Security experts said there seemed to be a failure to connect the dots in the case of accused bomber Umar Farouk Abdulmutallab, whose father told the U.S. embassy in Nigeria of his concerns about his son's increased radicalization.

Brennan said on ABC's This Week that the incident pointed to the need to make the security and intelligence systems more robust and that Obama would do that.

But he added: There was no single piece of intelligence -- a smoking gun, if you will -- that said that Mr. Abdulmutallab was going to carry out this attack against that aircraft.

What we had, looking back at it now, were a number of streams of information, said Brennan, the deputy national security adviser for counterterrorism and homeland security.

Republicans have seized on the plane incident to accuse Obama, a Democrat, of not focusing enough on counterterrorism issues and said it exposed intelligence gaps that have lingered on since the September 11, 2001, hijacked-plane attacks.

Former Vice President Dick Cheney has led that charge, accusing Obama of pretending the United States was not at war.

Obama called for a review of what he termed human and systemic failures. He is to meet on Tuesday with intelligence advisers to discuss their review.

The attempted bombing has put a spotlight on Yemen, a poor Arab country where U.S. officials believe Abdulmutallab received training from a militant group.

The United States and Britain closed their embassies in Yemen on Sunday over concerns about possible militant attacks.
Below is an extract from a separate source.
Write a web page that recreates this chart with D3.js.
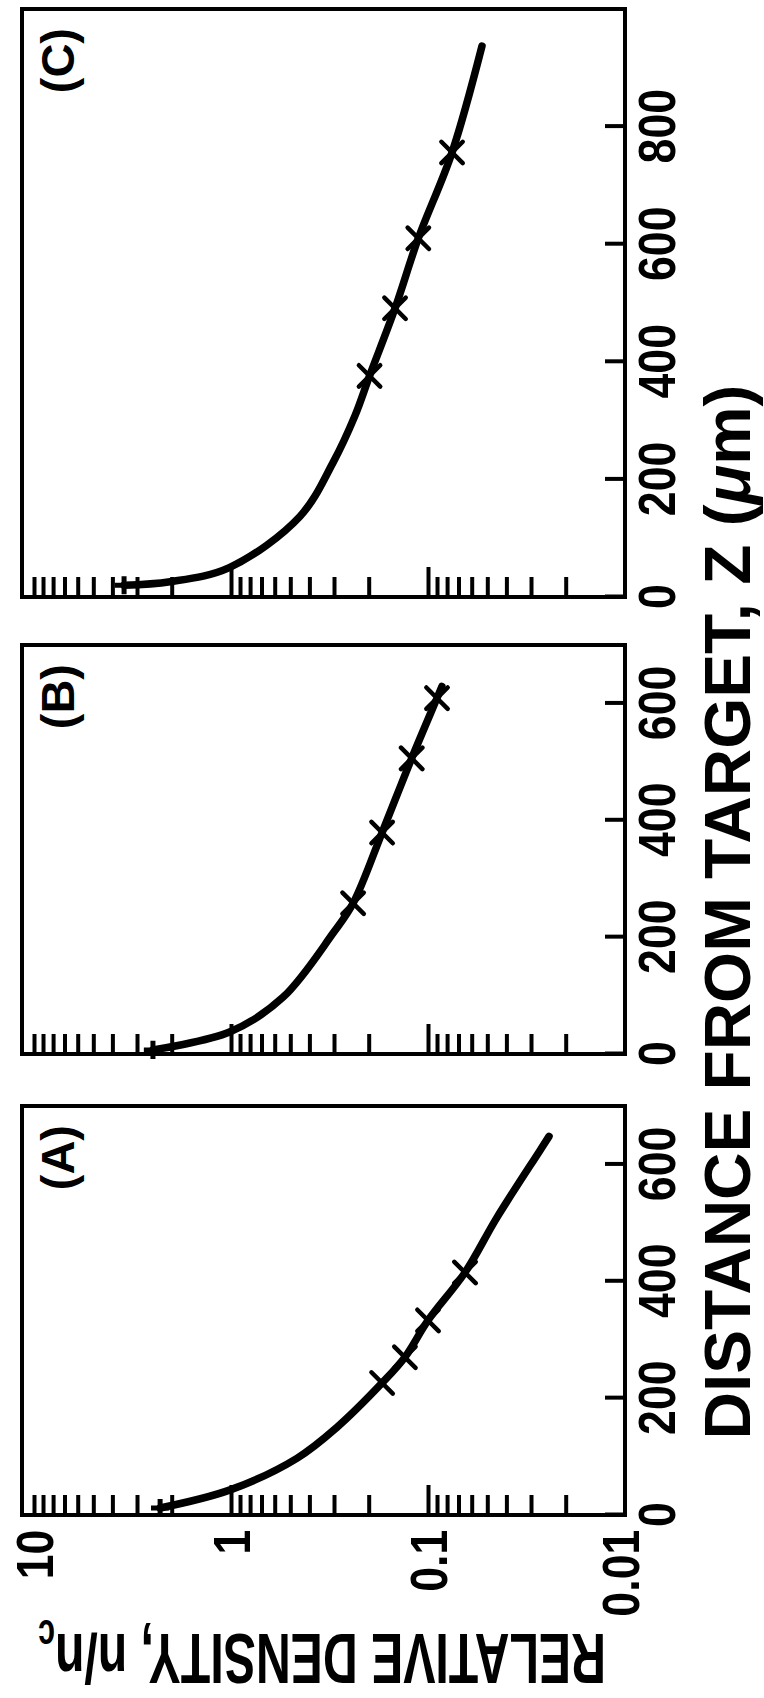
<!DOCTYPE html>
<html lang="en">
<head>
<meta charset="UTF-8">
<title>Relative density vs distance from target</title>
<script src="https://d3js.org/d3.v7.min.js"></script>
<style>
  body { margin: 0; background: #fff; }
  svg { display: block; }
  text { font-family: "Liberation Sans", Arial, sans-serif; font-weight: bold; fill: #000; }
</style>
</head>
<body>
<script>
// panel labels and distance ranges (um)
var panelNames = ["(A)", "(B)", "(C)"];
var zMax = [700, 700, 1000];
var zTicks = [[0, 200, 400, 600], [0, 200, 400, 600], [0, 200, 400, 600, 800]];

// density axis
var densityTicks = [10, 1, 0.1, 0.01];
var densityLabels = ["10", "1", "0.1", "0.01"];

// fitted curves: distance z (um) and relative density n/nc
var curveA_z = [12, 43, 97, 150, 226, 270, 333, 415, 509, 624, 648];
var curveA_n = [2.29, 1.01, 0.463, 0.290, 0.171, 0.131, 0.100, 0.0649, 0.0447, 0.027, 0.0243];
var curveB_z = [7, 38, 97, 207, 258, 379, 506, 609, 629];
var curveB_n = [2.49, 1.01, 0.545, 0.303, 0.240, 0.171, 0.121, 0.090, 0.085];
var curveC_z = [20, 26, 50, 137, 229, 308, 376, 491, 610, 756, 937];
var curveC_n = [3.49, 2.04, 1.02, 0.447, 0.303, 0.235, 0.198, 0.147, 0.112, 0.0755, 0.0532];

// measured points (x marks)
var markA_z = [226, 270, 333, 415];
var markA_n = [0.171, 0.131, 0.100, 0.0649];
var markB_z = [258, 379, 506, 609];
var markB_n = [0.240, 0.171, 0.121, 0.090];
var markC_z = [376, 491, 610, 756];
var markC_n = [0.198, 0.147, 0.112, 0.0755];

var curves = [[curveA_z, curveA_n], [curveB_z, curveB_n], [curveC_z, curveC_n]];
var marks = [[markA_z, markA_n], [markB_z, markB_n], [markC_z, markC_n]];

// the figure is drawn upright (1698 wide, 764 high) and then turned a quarter turn
var W = 1698, H = 764;
var panelLeft = [183, 644, 1101],
    panelRight = [592, 1053, 1689];
var frameTop = 22, frameBottom = 625;

var svg = d3.select("body").append("svg")
    .attr("width", H)
    .attr("height", W);

var g = svg.append("g")
    .attr("transform", "translate(0," + W + ") rotate(-90)");

// 10 sits a little below the top of the frame, 0.01 on the bottom edge
var y = d3.scaleLog().domain([10, 0.01]).range([34, frameBottom]);

var minorTicks = [10];
[1, 0.1, 0.01].forEach(function(base) {
  for (var k = 2; k <= 9; k++) minorTicks.push(base * k);
});

function squeeze(sel, s) {
  sel.attr("transform", "scale(" + s + ",1)");
}

function fitWidth(text, w, pre) {
  var len = text.node().getComputedTextLength();
  text.attr("transform", pre + " scale(" + (w / len) + ",1)");
}

panelNames.forEach(function(name, i) {
  var x = d3.scaleLinear().domain([0, zMax[i]]).range([panelLeft[i], panelRight[i]]);
  var p = g.append("g");

  // distance axis, ticks pointing in
  var xAxis = p.append("g")
      .attr("transform", "translate(0," + frameBottom + ")")
      .call(d3.axisBottom(x).tickValues(zTicks[i]).tickSize(-20).tickPadding(13).tickFormat(d3.format("d")));
  xAxis.select(".domain").remove();
  xAxis.selectAll("line").attr("stroke", "#000").attr("stroke-width", 4);
  xAxis.selectAll("text").attr("font-size", 52).attr("font-family", null).call(squeeze, 0.86);

  // density axis: minor ticks, longer ticks at 1 and 0.1
  var yMinor = p.append("g")
      .attr("transform", "translate(" + panelLeft[i] + ",0)")
      .call(d3.axisLeft(y).tickValues(minorTicks).tickSize(-20).tickFormat(""));
  yMinor.select(".domain").remove();
  yMinor.selectAll("line").attr("stroke", "#000").attr("stroke-width", 4);

  var yMajor = p.append("g")
      .attr("transform", "translate(" + panelLeft[i] + ",0)")
      .call(d3.axisLeft(y).tickValues([1, 0.1]).tickSize(-30).tickFormat(""));
  yMajor.select(".domain").remove();
  yMajor.selectAll("line").attr("stroke", "#000").attr("stroke-width", 4);

  if (i === 0) {
    var yLab = p.append("g")
        .attr("transform", "translate(" + panelLeft[i] + ",0)")
        .call(d3.axisLeft(y).tickValues(densityTicks).tickSize(0).tickPadding(17)
          .tickFormat(function(d, j) { return densityLabels[j]; }));
    yLab.select(".domain").remove();
    yLab.selectAll("line").remove();
    yLab.selectAll("text")
        .attr("font-size", 52).attr("font-family", null)
        .attr("dy", function(d, j) { return j === 3 ? "0.25em" : "0.36em"; })
        .call(squeeze, 0.86);
  }

  // frame
  p.append("rect")
      .attr("x", panelLeft[i]).attr("y", frameTop)
      .attr("width", panelRight[i] - panelLeft[i]).attr("height", frameBottom - frameTop)
      .attr("fill", "none").attr("stroke", "#000").attr("stroke-width", 4);

  // panel letter
  p.append("text")
      .attr("x", panelRight[i] - 19).attr("y", 74)
      .attr("text-anchor", "end")
      .attr("font-size", 47)
      .text(name);

  // fitted curve
  var cz = curves[i][0], cn = curves[i][1];
  var line = d3.line()
      .x(function(j) { return x(cz[j]); })
      .y(function(j) { return y(cn[j]); })
      .curve(d3.curveCatmullRom.alpha(0.5));
  p.append("path")
      .attr("d", line(d3.range(cz.length)))
      .attr("fill", "none").attr("stroke", "#000")
      .attr("stroke-width", 7.5).attr("stroke-linecap", "round");

  // start point
  p.append("path")
      .attr("d", d3.symbol(d3.symbolPlus, 110)())
      .attr("transform", "translate(" + x(cz[0]) + "," + y(cn[0]) + ")")
      .attr("fill", "none").attr("stroke", "#000").attr("stroke-width", 5);

  // measured points
  var mz = marks[i][0], mn = marks[i][1];
  p.selectAll(".mark")
    .data(d3.range(mz.length))
    .enter().append("path")
      .attr("class", "mark")
      .attr("d", d3.symbol(d3.symbolX, 300)())
      .attr("transform", function(j) { return "translate(" + x(mz[j]) + "," + y(mn[j]) + ")"; })
      .attr("fill", "none").attr("stroke", "#000").attr("stroke-width", 4.5)
      .attr("stroke-linecap", "round");
});

// axis titles
var xTitle = g.append("text")
    .attr("text-anchor", "middle")
    .attr("font-size", 64);
xTitle.append("tspan").text("DISTANCE FROM TARGET, Z (");
xTitle.append("tspan").attr("font-style", "italic").text("\u03bc");
xTitle.append("tspan").text("m)");
fitWidth(xTitle, 1055, "translate(786,750)");

var yTitle = g.append("text")
    .attr("text-anchor", "middle")
    .attr("font-size", 70);
yTitle.append("tspan").text("RELATIVE DENSITY, n/n");
yTitle.append("tspan").attr("font-size", 44).attr("dy", 14).text("c");
fitWidth(yTitle, 568, "translate(64,322) rotate(-90)");
</script>
</body>
</html>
Brennan told Fox News Sunday that U.S. authorities believe Abdulmutallab was trained by al Qaeda in Yemen and was directed to carry out the plane attack by senior leadership of the militant group.

INFORMATION SHARED

Brennan also disagreed with those who said the attempted bombing indicated a broader failure of the intelligence system such as occurred before the 2001 attacks blamed on al Qaeda. Turf wars between agencies and failure to share information were seen as a major problem then.

In the review so far, there's no indication whatsoever that any agency or department was not trying to share information, Brennan told Fox.

Homeland Security Secretary Janet Napolitano came under particularly intense criticism for initially saying the air security system worked. She later backpedaled and said the system had not worked in this case.

In comments that indicated that Napolitano's job was probably safe, Brennan praised her on ABC as a hard-working official of high caliber and experience.

The senior Republican on the Senate intelligence committee, Christopher Bond, said when the panel looks at the Christmas Day incident at a January hearing, it will be with an eye toward strengthening communication between the intelligence agencies.

The problem with the director of national intelligence, Denny (Dennis) Blair -- he has all of the responsibility and not enough authority, Bond said on CNN's State of the Union.

Thomas Kean, chairman of the 9/11 commission that studied the 2001 attacks, said the visit to the U.S. embassy by Abdulmutallab's father should have been enough to get the intelligence community to focus on him.

But Kean said he believed Obama would follow through and do the right things.

Republican Senator Jim DeMint of South Carolina criticized the administration on CNN, saying the decision to prosecute Abdulmutallab in the U.S. justice system rather than through military proceedings signaled it did not view the incident as an act of terror.

If we had treated this Christmas Day bomber as a terrorist, he would have been immediately interrogated military style rather than given rights of an American and lawyers, DeMint said. We probably lost valuable information.